Bob Merry is either failing to do good research any more, or failing to
pay his interns enough. The general model of 'sanctuary' statute
doesn't prohibit local officials from answering CBP's quetions if they
wish. (Any statute that does violates Federal law.) The general model
merely says that it's the policy of the city/county/whatever to not
answer such questions, e.g., the San Francisco statute merely advises
Sheriff's Dept. employees that they work for the City and County of San
Francisco, and that they have no obligation to do free-of-charge work
for CBP when they call and start asking about prisoners in the county
jail.
And you know what classic conservative principle that embodies, one
straight out of the Constitution? The Tenth Amendment. Read it, sir.
Giving San Francisco Cigy and County jail officials orders is not a power
delegated to the United States by the Constitution.
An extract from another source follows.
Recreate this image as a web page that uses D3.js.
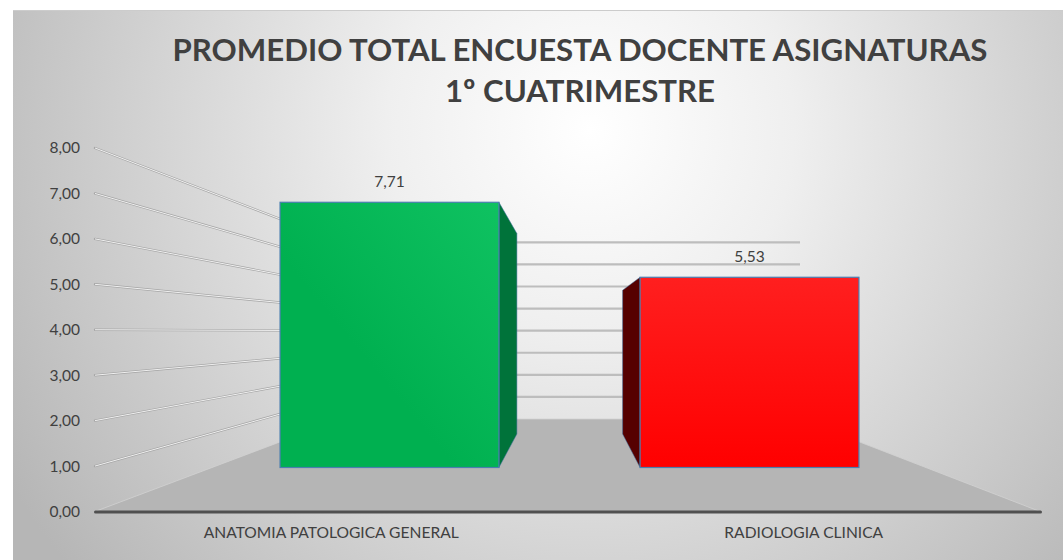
<!DOCTYPE html>
<html><head><meta charset="utf-8">
<script src="https://cdn.jsdelivr.net/npm/d3@7/dist/d3.min.js"></script>
<style>html,body{margin:0;padding:0;background:#fff}svg{display:block}text{font-family:Lato,"Open Sans",sans-serif}</style>
</head><body><div id="chart"></div>
<script>
const categories = ["ANATOMIA PATOLOGICA GENERAL", "RADIOLOGIA CLINICA"];
const values = [7.71, 5.53];
const tickValues = [0, 1, 2, 3, 4, 5, 6, 7, 8];
const titleLines = ["PROMEDIO TOTAL ENCUESTA DOCENTE ASIGNATURAS", "1º CUATRIMESTRE"];
const frontColors = [["#0fc261", "#00b050"], ["#ff1f1f", "#ff0000"]];
const sideColors = ["#00733a", "#560000"];
const sideOnRight = [true, false];

const W = 1063, H = 560;
const svg = d3.select("#chart").append("svg").attr("width", W).attr("height", H);
const defs = svg.append("defs");

const bg = defs.append("radialGradient").attr("id", "bg").attr("gradientUnits", "userSpaceOnUse")
  .attr("cx", 590).attr("cy", 130).attr("r", 680);
bg.append("stop").attr("offset", "0").attr("stop-color", "#ffffff");
bg.append("stop").attr("offset", "0.3").attr("stop-color", "#efefef");
bg.append("stop").attr("offset", "1").attr("stop-color", "#b6b6b6");
frontColors.forEach((c, i) => {
  const g = defs.append("linearGradient").attr("id", "bar" + i)
    .attr("x1", i ? 0.5 : 1).attr("y1", 0).attr("x2", i ? 0.5 : 0.4).attr("y2", i ? 1 : 0.6);
  g.append("stop").attr("offset", "0").attr("stop-color", c[0]);
  g.append("stop").attr("offset", "1").attr("stop-color", c[1]);
});

svg.append("rect").attr("x", 13).attr("y", 10).attr("width", W - 13).attr("height", H - 10)
  .attr("fill", "url(#bg)");
svg.append("line").attr("x1", 13).attr("x2", W).attr("y1", 10.5).attr("y2", 10.5)
  .attr("stroke", "#cccccc").attr("stroke-width", 1);

// Projected scales: front of the left wall, back wall, bar front plane, bar back plane
const yFrontWall = d3.scaleLinear().domain([0, 8]).range([511.5, 148]);
const yBackWall = d3.scaleLinear().domain([0, 8]).range([419, 242.3]);
const yBarFront = d3.scaleLinear().domain([0, 8]).range([467.5, 192.3]);
const yBarBack = d3.scaleLinear().domain([0, 8]).range([434, 226]);
const xAxisBand = d3.scaleBand().domain(categories).range([95, 1040]);
const band = r => d3.scaleBand().domain(categories).range(r).paddingInner(0.392).paddingOuter(0.196);
const xBarFront = band([209.5, 929.5]);
const xBarBack = band([300, 839.5]);
const wallX = { front: 95, back: 341, backRight: 800, frontRight: 1040 };

// floor
const floorPts = [[wallX.front, yFrontWall(0)], [wallX.back, yBackWall(0)], [wallX.backRight, yBackWall(0)], [wallX.frontRight, yFrontWall(0)]].join(" ");
svg.append("polygon").attr("points", floorPts).attr("fill", "#b5b5b5");
svg.append("polyline").attr("points", floorPts)
  .attr("fill", "none").attr("stroke", "#d2d2d2").attr("stroke-width", 0.8);

// gridlines
const grid = tickValues.filter(v => v > 0);
svg.selectAll(".wallO").data(grid).join("line").attr("class", "wallO")
  .attr("x1", wallX.front).attr("y1", yFrontWall).attr("x2", wallX.back).attr("y2", yBackWall)
  .attr("stroke", "#a6a6a6").attr("stroke-width", 2.4).attr("stroke-linecap", "round");
svg.selectAll(".wallI").data(grid).join("line").attr("class", "wallI")
  .attr("x1", wallX.front).attr("y1", yFrontWall).attr("x2", wallX.back).attr("y2", yBackWall)
  .attr("stroke", "#f0f0f0").attr("stroke-width", 1);
svg.selectAll(".back").data(grid).join("line").attr("class", "back")
  .attr("x1", wallX.back).attr("y1", yBackWall).attr("x2", wallX.backRight).attr("y2", yBackWall)
  .attr("stroke", "#bdbdbd").attr("stroke-width", 2.2);

// bars
categories.forEach((c, i) => {
  const v = values[i];
  const sx = sideOnRight[i] ? xBarFront(c) + xBarFront.bandwidth() : xBarFront(c);
  const bx = sideOnRight[i] ? xBarBack(c) + xBarBack.bandwidth() : xBarBack(c);
  svg.append("polygon")
    .attr("points", [[sx, yBarFront(v)], [bx, yBarBack(v)], [bx, yBarBack(0)], [sx, yBarFront(0)]].join(" "))
    .attr("fill", sideColors[i]).attr("stroke", "#3f6f9f").attr("stroke-width", 0.5);
  svg.append("rect")
    .attr("x", xBarFront(c)).attr("y", yBarFront(v))
    .attr("width", xBarFront.bandwidth()).attr("height", yBarFront(0) - yBarFront(v))
    .attr("fill", `url(#bar${i})`).attr("stroke", "#4a7fb0").attr("stroke-width", 1.2);
  svg.append("text").attr("x", xBarFront(c) + xBarFront.bandwidth() / 2).attr("y", yBarFront(v) - 15)
    .attr("text-anchor", "middle").attr("font-size", 15.5).attr("fill", "#404040")
    .text(d3.format(".2f")(v).replace(".", ","));
});

// value labels on the left wall
const yAxis = d3.axisLeft(yFrontWall).tickValues(tickValues).tickSize(0).tickPadding(15)
  .tickFormat(d => d3.format(".2f")(d).replace(".", ","));
const gy = svg.append("g").attr("transform", `translate(${wallX.front},0)`).call(yAxis);
gy.select(".domain").remove();
gy.selectAll("text").attr("font-size", 15.5).attr("fill", "#404040").style("font-family", "Lato");

// category axis
const xAxis = d3.axisBottom(xAxisBand).tickSize(0).tickPadding(15);
const gx = svg.append("g").attr("transform", `translate(0,${yFrontWall(0)})`).call(xAxis);
gx.select(".domain").attr("stroke", "#505050").attr("stroke-width", 3).attr("stroke-linecap", "round");
gx.selectAll("text").attr("font-size", 15.6).attr("fill", "#404040").style("font-family", "Lato");

// title
svg.selectAll(".title").data(titleLines).join("text").attr("class", "title")
  .attr("x", 580).attr("y", (d, i) => 61 + i * 41).attr("text-anchor", "middle")
  .attr("font-size", 31.2).attr("font-weight", 700).attr("fill", "#404040").text(d => d);
</script></body></html>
Ergo, it is
a power reserved to the City and County of San Francisco. The Feds
cannot dragoon them into doing CBP work. CBP is free to do its own
damned work, but we (and San Francisco's staff) are not the Feds' serfs.
They can ask, and we can say 'No thank you.' Tenth Amendment, sir.
I really expect a paleoconservative to understand conservative
principles, so Bob Merry is letting the side down, here.
And if they complain they find themselves confronting the forces of
political correctness....
With all the force of a wet noodle -- victim-narrative sob-story
notwithstanding.
That’s why there is so much talk about impeachment even in the
absence of any evidence thus far of “high crimes and misdemeanors.”
I expect better grasp of American political history from a
paleoconservative. Again, Bob is letting us down. Long history has
shown that the cited term in Article Two, section 4 is to be applied by
Congress to anything it regards as major abuse of a Federal office --
i.e., it's fundamentally a political concept more than a judicial one.
But Merry can save the concern. It's not going to happen. Not without
a big change from the present record.
The president and his top foreign policy advisers, who were present
during the conversation, say he didn’t. The media and Trump’s political
adversaries insist that he did, at least implicitly. We don’t know.
We do know. Trump said so in his television interview (contraditing the
lying cover stories several of his underlings had put out to make smoke
for him; as usual, he threw his people under the bus).
There is no way out for America at this point.
Here is what I'd suggest, and would be my advice for the next two years
to the DNC and similar folk: Let Trump be Trump. Let Ryan be spineless
Ryan. Let McConnell be McConnell. Keep an accurate record of all the
horrific things being done. (Be careful to be voted down in opposition
to them.) Let things go to hell in a handbasket in pursuit of the
make-everyone-but-the-0.1%-miserable GOP agenda. Make sure the voters
understand who is augering the nation into the ground, particularly the
41.0% or didn't vote in Nov. 2016.
Ignore the 27.2% who tore themselves away from their conspiracy theories
about First Lady Hillary murdering Commerce Secretary Ron Brown by
waving a magic wand and making an Air Force B737 hit a mountain behind
Dubrovnikjust long enough to pull the Trump/Pence lever. They're
delusional and just need to be outvoted, so they can wander off and shout
at clouds, or whatever else the terminally out of touch with reality do.
Again, to re-stress, I basically _do_ agree with Bob.